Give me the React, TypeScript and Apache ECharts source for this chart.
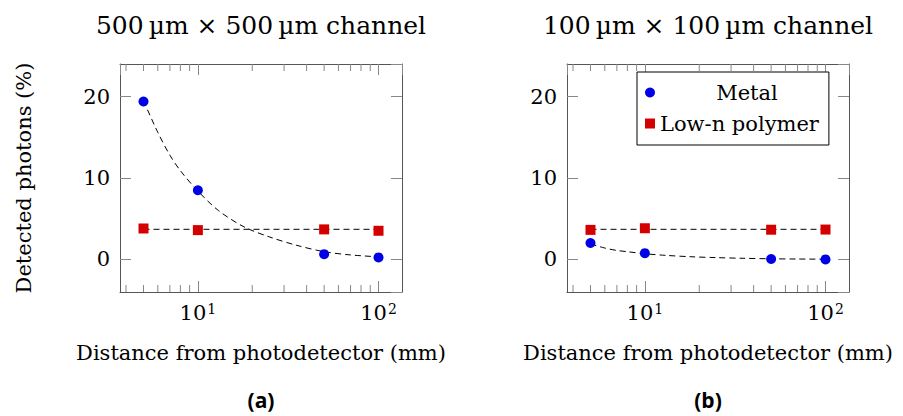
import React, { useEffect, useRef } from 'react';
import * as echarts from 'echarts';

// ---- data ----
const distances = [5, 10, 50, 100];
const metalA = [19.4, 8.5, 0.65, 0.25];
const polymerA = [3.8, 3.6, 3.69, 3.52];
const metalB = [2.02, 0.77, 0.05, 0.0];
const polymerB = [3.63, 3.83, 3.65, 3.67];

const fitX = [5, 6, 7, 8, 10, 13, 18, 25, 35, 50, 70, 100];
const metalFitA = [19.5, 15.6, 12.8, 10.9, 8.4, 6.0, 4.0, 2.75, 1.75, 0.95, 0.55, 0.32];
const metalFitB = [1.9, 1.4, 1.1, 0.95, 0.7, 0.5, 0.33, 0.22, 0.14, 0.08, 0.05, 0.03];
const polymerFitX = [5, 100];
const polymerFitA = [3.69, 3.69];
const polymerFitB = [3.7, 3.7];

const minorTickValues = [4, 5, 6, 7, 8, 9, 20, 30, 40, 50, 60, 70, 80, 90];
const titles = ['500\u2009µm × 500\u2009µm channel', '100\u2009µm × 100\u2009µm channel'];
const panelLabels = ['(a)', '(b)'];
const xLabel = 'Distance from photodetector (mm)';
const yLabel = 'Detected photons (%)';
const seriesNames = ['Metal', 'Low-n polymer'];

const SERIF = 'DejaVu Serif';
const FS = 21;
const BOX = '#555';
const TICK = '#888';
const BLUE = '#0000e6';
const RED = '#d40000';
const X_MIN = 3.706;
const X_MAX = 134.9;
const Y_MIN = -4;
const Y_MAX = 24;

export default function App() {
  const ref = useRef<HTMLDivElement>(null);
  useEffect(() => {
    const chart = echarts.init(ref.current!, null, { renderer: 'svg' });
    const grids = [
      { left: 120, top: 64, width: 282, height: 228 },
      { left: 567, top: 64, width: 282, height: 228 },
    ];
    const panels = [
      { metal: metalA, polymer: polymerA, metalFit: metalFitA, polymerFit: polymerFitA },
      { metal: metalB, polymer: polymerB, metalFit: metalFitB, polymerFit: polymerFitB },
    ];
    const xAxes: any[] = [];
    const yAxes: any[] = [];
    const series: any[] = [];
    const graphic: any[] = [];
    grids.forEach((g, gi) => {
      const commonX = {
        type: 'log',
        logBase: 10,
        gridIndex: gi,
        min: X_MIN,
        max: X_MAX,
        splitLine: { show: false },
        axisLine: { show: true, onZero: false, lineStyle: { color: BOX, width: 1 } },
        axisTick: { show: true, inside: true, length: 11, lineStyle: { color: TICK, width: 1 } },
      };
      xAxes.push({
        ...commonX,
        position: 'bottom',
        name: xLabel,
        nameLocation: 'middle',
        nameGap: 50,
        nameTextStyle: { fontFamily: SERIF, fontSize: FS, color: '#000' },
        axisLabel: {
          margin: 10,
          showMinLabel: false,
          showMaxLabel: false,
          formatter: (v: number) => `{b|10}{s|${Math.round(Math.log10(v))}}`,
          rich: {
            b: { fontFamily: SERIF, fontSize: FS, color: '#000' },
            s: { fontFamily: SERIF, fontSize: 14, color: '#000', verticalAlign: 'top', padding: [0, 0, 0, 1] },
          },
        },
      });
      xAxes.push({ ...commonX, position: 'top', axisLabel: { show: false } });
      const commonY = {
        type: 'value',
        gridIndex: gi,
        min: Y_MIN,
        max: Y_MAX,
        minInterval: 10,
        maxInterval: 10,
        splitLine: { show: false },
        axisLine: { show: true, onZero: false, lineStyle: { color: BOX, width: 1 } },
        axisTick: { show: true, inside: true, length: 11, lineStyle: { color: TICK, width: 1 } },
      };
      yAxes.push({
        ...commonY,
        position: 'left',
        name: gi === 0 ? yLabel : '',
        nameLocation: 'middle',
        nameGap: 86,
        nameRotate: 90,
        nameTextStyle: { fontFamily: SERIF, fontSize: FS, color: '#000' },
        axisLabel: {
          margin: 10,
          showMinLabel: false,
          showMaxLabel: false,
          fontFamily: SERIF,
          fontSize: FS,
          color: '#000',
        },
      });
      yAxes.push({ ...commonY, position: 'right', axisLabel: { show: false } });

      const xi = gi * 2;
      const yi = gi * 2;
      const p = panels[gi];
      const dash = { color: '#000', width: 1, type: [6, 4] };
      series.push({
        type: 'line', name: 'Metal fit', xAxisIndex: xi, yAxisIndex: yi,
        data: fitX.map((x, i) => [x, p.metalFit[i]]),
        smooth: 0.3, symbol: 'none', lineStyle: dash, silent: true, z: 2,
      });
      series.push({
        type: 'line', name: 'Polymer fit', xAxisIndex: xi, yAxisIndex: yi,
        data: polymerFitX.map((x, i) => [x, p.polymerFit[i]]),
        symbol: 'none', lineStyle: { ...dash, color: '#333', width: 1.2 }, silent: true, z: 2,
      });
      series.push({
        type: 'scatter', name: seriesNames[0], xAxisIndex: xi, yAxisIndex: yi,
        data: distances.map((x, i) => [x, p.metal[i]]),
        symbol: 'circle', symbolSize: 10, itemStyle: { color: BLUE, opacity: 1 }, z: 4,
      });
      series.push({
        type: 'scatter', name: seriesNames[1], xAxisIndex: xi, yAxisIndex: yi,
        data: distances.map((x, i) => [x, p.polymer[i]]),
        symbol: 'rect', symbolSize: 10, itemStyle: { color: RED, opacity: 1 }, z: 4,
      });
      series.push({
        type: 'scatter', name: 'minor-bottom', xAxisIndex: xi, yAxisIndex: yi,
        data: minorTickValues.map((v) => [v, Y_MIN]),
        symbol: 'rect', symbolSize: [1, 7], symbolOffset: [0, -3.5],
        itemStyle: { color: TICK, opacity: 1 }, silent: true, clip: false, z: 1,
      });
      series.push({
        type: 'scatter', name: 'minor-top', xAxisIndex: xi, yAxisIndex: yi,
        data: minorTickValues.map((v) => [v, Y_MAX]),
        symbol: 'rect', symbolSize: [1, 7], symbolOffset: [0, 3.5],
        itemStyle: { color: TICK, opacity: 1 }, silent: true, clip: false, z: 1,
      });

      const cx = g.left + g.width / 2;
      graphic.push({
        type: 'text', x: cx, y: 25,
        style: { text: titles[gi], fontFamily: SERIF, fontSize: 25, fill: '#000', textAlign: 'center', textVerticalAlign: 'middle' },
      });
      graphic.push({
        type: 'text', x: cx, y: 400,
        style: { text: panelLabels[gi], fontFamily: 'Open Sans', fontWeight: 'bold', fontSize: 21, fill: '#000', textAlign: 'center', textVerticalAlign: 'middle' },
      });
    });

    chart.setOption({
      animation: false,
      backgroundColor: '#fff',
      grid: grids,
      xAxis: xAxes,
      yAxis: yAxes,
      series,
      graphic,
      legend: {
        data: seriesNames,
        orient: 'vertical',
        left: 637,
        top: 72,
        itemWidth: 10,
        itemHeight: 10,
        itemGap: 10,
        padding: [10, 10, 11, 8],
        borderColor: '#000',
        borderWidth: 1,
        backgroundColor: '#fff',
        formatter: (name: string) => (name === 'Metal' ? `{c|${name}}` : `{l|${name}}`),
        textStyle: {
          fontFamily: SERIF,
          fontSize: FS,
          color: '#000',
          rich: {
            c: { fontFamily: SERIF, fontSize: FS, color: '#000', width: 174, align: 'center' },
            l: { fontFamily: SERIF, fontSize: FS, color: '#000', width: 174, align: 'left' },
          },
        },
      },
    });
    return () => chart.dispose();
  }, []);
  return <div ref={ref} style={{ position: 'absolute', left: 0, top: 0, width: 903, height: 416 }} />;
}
****************************************
- **To be done**
Copy the listing exactly. Any image in it stays out of the copy.

- **Solution to this exercise**
Give me the React, TypeScript and Apache ECharts source for this chart.
import React, { useEffect, useRef } from 'react';
import * as echarts from 'echarts';

// ---- data ----
const distances = [5, 10, 50, 100];
const metalA = [19.4, 8.5, 0.65, 0.25];
const polymerA = [3.8, 3.6, 3.69, 3.52];
const metalB = [2.02, 0.77, 0.05, 0.0];
const polymerB = [3.63, 3.83, 3.65, 3.67];

const fitX = [5, 6, 7, 8, 10, 13, 18, 25, 35, 50, 70, 100];
const metalFitA = [19.5, 15.6, 12.8, 10.9, 8.4, 6.0, 4.0, 2.75, 1.75, 0.95, 0.55, 0.32];
const metalFitB = [1.9, 1.4, 1.1, 0.95, 0.7, 0.5, 0.33, 0.22, 0.14, 0.08, 0.05, 0.03];
const polymerFitX = [5, 100];
const polymerFitA = [3.69, 3.69];
const polymerFitB = [3.7, 3.7];

const minorTickValues = [4, 5, 6, 7, 8, 9, 20, 30, 40, 50, 60, 70, 80, 90];
const titles = ['500\u2009µm × 500\u2009µm channel', '100\u2009µm × 100\u2009µm channel'];
const panelLabels = ['(a)', '(b)'];
const xLabel = 'Distance from photodetector (mm)';
const yLabel = 'Detected photons (%)';
const seriesNames = ['Metal', 'Low-n polymer'];

const SERIF = 'DejaVu Serif';
const FS = 21;
const BOX = '#555';
const TICK = '#888';
const BLUE = '#0000e6';
const RED = '#d40000';
const X_MIN = 3.706;
const X_MAX = 134.9;
const Y_MIN = -4;
const Y_MAX = 24;

export default function App() {
  const ref = useRef<HTMLDivElement>(null);
  useEffect(() => {
    const chart = echarts.init(ref.current!, null, { renderer: 'svg' });
    const grids = [
      { left: 120, top: 64, width: 282, height: 228 },
      { left: 567, top: 64, width: 282, height: 228 },
    ];
    const panels = [
      { metal: metalA, polymer: polymerA, metalFit: metalFitA, polymerFit: polymerFitA },
      { metal: metalB, polymer: polymerB, metalFit: metalFitB, polymerFit: polymerFitB },
    ];
    const xAxes: any[] = [];
    const yAxes: any[] = [];
    const series: any[] = [];
    const graphic: any[] = [];
    grids.forEach((g, gi) => {
      const commonX = {
        type: 'log',
        logBase: 10,
        gridIndex: gi,
        min: X_MIN,
        max: X_MAX,
        splitLine: { show: false },
        axisLine: { show: true, onZero: false, lineStyle: { color: BOX, width: 1 } },
        axisTick: { show: true, inside: true, length: 11, lineStyle: { color: TICK, width: 1 } },
      };
      xAxes.push({
        ...commonX,
        position: 'bottom',
        name: xLabel,
        nameLocation: 'middle',
        nameGap: 50,
        nameTextStyle: { fontFamily: SERIF, fontSize: FS, color: '#000' },
        axisLabel: {
          margin: 10,
          showMinLabel: false,
          showMaxLabel: false,
          formatter: (v: number) => `{b|10}{s|${Math.round(Math.log10(v))}}`,
          rich: {
            b: { fontFamily: SERIF, fontSize: FS, color: '#000' },
            s: { fontFamily: SERIF, fontSize: 14, color: '#000', verticalAlign: 'top', padding: [0, 0, 0, 1] },
          },
        },
      });
      xAxes.push({ ...commonX, position: 'top', axisLabel: { show: false } });
      const commonY = {
        type: 'value',
        gridIndex: gi,
        min: Y_MIN,
        max: Y_MAX,
        minInterval: 10,
        maxInterval: 10,
        splitLine: { show: false },
        axisLine: { show: true, onZero: false, lineStyle: { color: BOX, width: 1 } },
        axisTick: { show: true, inside: true, length: 11, lineStyle: { color: TICK, width: 1 } },
      };
      yAxes.push({
        ...commonY,
        position: 'left',
        name: gi === 0 ? yLabel : '',
        nameLocation: 'middle',
        nameGap: 86,
        nameRotate: 90,
        nameTextStyle: { fontFamily: SERIF, fontSize: FS, color: '#000' },
        axisLabel: {
          margin: 10,
          showMinLabel: false,
          showMaxLabel: false,
          fontFamily: SERIF,
          fontSize: FS,
          color: '#000',
        },
      });
      yAxes.push({ ...commonY, position: 'right', axisLabel: { show: false } });

      const xi = gi * 2;
      const yi = gi * 2;
      const p = panels[gi];
      const dash = { color: '#000', width: 1, type: [6, 4] };
      series.push({
        type: 'line', name: 'Metal fit', xAxisIndex: xi, yAxisIndex: yi,
        data: fitX.map((x, i) => [x, p.metalFit[i]]),
        smooth: 0.3, symbol: 'none', lineStyle: dash, silent: true, z: 2,
      });
      series.push({
        type: 'line', name: 'Polymer fit', xAxisIndex: xi, yAxisIndex: yi,
        data: polymerFitX.map((x, i) => [x, p.polymerFit[i]]),
        symbol: 'none', lineStyle: { ...dash, color: '#333', width: 1.2 }, silent: true, z: 2,
      });
      series.push({
        type: 'scatter', name: seriesNames[0], xAxisIndex: xi, yAxisIndex: yi,
        data: distances.map((x, i) => [x, p.metal[i]]),
        symbol: 'circle', symbolSize: 10, itemStyle: { color: BLUE, opacity: 1 }, z: 4,
      });
      series.push({
        type: 'scatter', name: seriesNames[1], xAxisIndex: xi, yAxisIndex: yi,
        data: distances.map((x, i) => [x, p.polymer[i]]),
        symbol: 'rect', symbolSize: 10, itemStyle: { color: RED, opacity: 1 }, z: 4,
      });
      series.push({
        type: 'scatter', name: 'minor-bottom', xAxisIndex: xi, yAxisIndex: yi,
        data: minorTickValues.map((v) => [v, Y_MIN]),
        symbol: 'rect', symbolSize: [1, 7], symbolOffset: [0, -3.5],
        itemStyle: { color: TICK, opacity: 1 }, silent: true, clip: false, z: 1,
      });
      series.push({
        type: 'scatter', name: 'minor-top', xAxisIndex: xi, yAxisIndex: yi,
        data: minorTickValues.map((v) => [v, Y_MAX]),
        symbol: 'rect', symbolSize: [1, 7], symbolOffset: [0, 3.5],
        itemStyle: { color: TICK, opacity: 1 }, silent: true, clip: false, z: 1,
      });

      const cx = g.left + g.width / 2;
      graphic.push({
        type: 'text', x: cx, y: 25,
        style: { text: titles[gi], fontFamily: SERIF, fontSize: 25, fill: '#000', textAlign: 'center', textVerticalAlign: 'middle' },
      });
      graphic.push({
        type: 'text', x: cx, y: 400,
        style: { text: panelLabels[gi], fontFamily: 'Open Sans', fontWeight: 'bold', fontSize: 21, fill: '#000', textAlign: 'center', textVerticalAlign: 'middle' },
      });
    });

    chart.setOption({
      animation: false,
      backgroundColor: '#fff',
      grid: grids,
      xAxis: xAxes,
      yAxis: yAxes,
      series,
      graphic,
      legend: {
        data: seriesNames,
        orient: 'vertical',
        left: 637,
        top: 72,
        itemWidth: 10,
        itemHeight: 10,
        itemGap: 10,
        padding: [10, 10, 11, 8],
        borderColor: '#000',
        borderWidth: 1,
        backgroundColor: '#fff',
        formatter: (name: string) => (name === 'Metal' ? `{c|${name}}` : `{l|${name}}`),
        textStyle: {
          fontFamily: SERIF,
          fontSize: FS,
          color: '#000',
          rich: {
            c: { fontFamily: SERIF, fontSize: FS, color: '#000', width: 174, align: 'center' },
            l: { fontFamily: SERIF, fontSize: FS, color: '#000', width: 174, align: 'left' },
          },
        },
      },
    });
    return () => chart.dispose();
  }, []);
  return <div ref={ref} style={{ position: 'absolute', left: 0, top: 0, width: 903, height: 416 }} />;
}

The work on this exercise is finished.